Due to the ongoing pandemic, most peoples are working from home in almost every sector. Coordinating work over video calls due to the COVID-19 pandemic has been a tough job. As of now, there are so many well-acquainted video conferencing software. One of the greatest features of these video calling apps is automatic switching between video feeds of the person talking in real-time.
However, this does not work with sign language users so they could feel left out. According to the latest news, Google researchers have decided to fix this accessibility issue by building a real-time sign language detection engine.
Google posted about this development in its blog post. The company revealed this technology can detect when a person in a video call is trying to communicate using sign language and bring the spotlight on them. Google claimed that the engine will be able to tell when a person starts signing and make them the active speaker. Google researchers at ECCV 2020 has presented this model engine.
In its research paper titled Real-Time Sign Language Detection using Human Pose Estimation, the company talks about how a ‘plug and play’ detection engine was created for video conferencing apps. It seems that the efficiency and latency of the video feed are the two most crucial aspects and the new model handles both these very well.
Google has explained it all in detail how this sign language detection engine works. First, the video passes through PoseNet and estimates the key points of the body such as eyes, nose, shoulders, and more, and thus helps the engine create a stick figure of the person. It then compares its movements to a trained model with the German Sign Language corpus. According to Google, this is how the model detects whether the said person has started or stopped signing.

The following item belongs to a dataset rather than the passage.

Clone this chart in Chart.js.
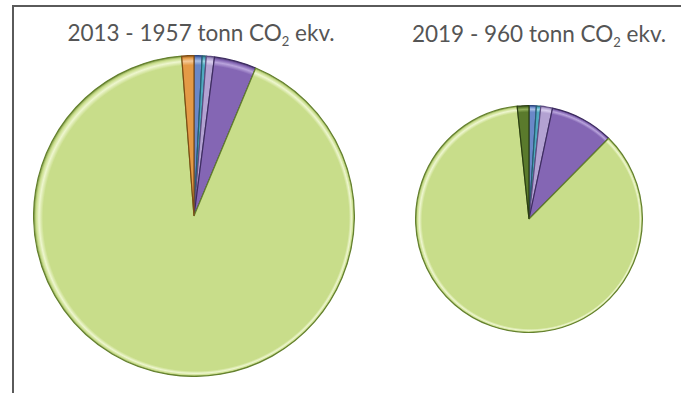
<!DOCTYPE html>
<html><head><meta charset="utf-8">
<script src="https://cdn.jsdelivr.net/npm/chart.js@4/dist/chart.umd.min.js"></script>
<style>
html,body{margin:0;padding:0;background:#fff;width:681px;height:393px;overflow:hidden;position:relative;font-family:Lato,"Open Sans",sans-serif;}
.frame{position:absolute;left:12px;top:5px;width:680px;height:400px;border-left:2px solid #5a5a5a;border-top:2px solid #5a5a5a;}
.title{position:absolute;font-size:22.5px;line-height:26px;color:#555;white-space:nowrap;transform:translateX(-50%);}
.title sub{font-size:13px;vertical-align:-5px;line-height:0;}
#c1wrap{position:absolute;left:33px;top:55px;width:322px;height:322px;}
#c2wrap{position:absolute;left:415px;top:105px;width:228px;height:228px;}
</style></head>
<body>
<div class="frame"></div>
<div class="title" style="left:201px;top:20px;">2013 - 1957 tonn CO<sub>2</sub> ekv.</div>
<div class="title" style="left:539px;top:21px;">2019 - 960 tonn CO<sub>2</sub> ekv.</div>
<div id="c1wrap"><canvas id="c1"></canvas></div>
<div id="c2wrap"><canvas id="c2"></canvas></div>
<script>
const categories = ["Kategori 1","Kategori 2","Kategori 3","Kategori 4","Kategori 5","Kategori 6","Kategori 7"];
const values2013 = [16, 8, 16, 83, 1810, 0, 24];
const values2019 = [10, 6, 16, 87, 825, 16, 0];
const baseColors = ["#6a88c8","#4fa9bf","#b3a2d2","#8466b4","#c8dd8a","#5a7a2c","#e49a46"];
const rimColors  = ["#2f4880","#265f70","#5f4d82","#3d2c60","#64802e","#2a3d12","#7e4c14"];
const hiColors   = ["#a9bfe6","#9cd6e4","#d9cfee","#b9a4dc","#eef6cf","#8fae5a","#f5c997"];

function bg(ctx){
  const i = ctx.dataIndex;
  const chart = ctx.chart;
  const a = chart.chartArea;
  if(!a || i===undefined) return baseColors[i||0];
  const cx=(a.left+a.right)/2, cy=(a.top+a.bottom)/2;
  const r=Math.min(a.right-a.left,a.bottom-a.top)/2;
  const g=chart.ctx.createRadialGradient(cx+0.25*r,cy+0.25*r,0,cx,cy,r);
  g.addColorStop(0,baseColors[i]);
  g.addColorStop(0.95,baseColors[i]);
  g.addColorStop(0.97,hiColors[i]);
  g.addColorStop(0.985,baseColors[i]);
  g.addColorStop(1,rimColors[i]);
  return g;
}
function makeChart(id, values){
  return new Chart(document.getElementById(id),{
    type:'pie',
    data:{labels:categories,datasets:[{data:values,
      backgroundColor:bg,
      borderColor:rimColors,borderWidth:1.2}]},
    options:{responsive:true,maintainAspectRatio:false,animation:false,
      layout:{padding:0},
      plugins:{legend:{display:false},tooltip:{enabled:false},title:{display:false}}}
  });
}
makeChart('c1', values2013);
makeChart('c2', values2019);
</script>
</body></html>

Now, a genuine question comes that how are they assigned an active speaker role when there is essentially no audio? Well, Google has gone through some real hurdles in this space before overcoming it by building a web demo that transmits a 20 kHz high-frequency audio signal to the video conferencing app you connect with it. This fools the video conferencing app into thinking that the person using sign language is speaking and thus, makes them an active speaker.
Google claims that as of now, their researchers have already managed to achieve 80% accuracy in predicting when a person starts signing and they are trying their level best to reach 90% accuracy.
It seems that this sign detection engine is just a demo in terms of a research paper now, but very soon, popular video conferencing apps like Google Meet or Zoom will adopt this into their system.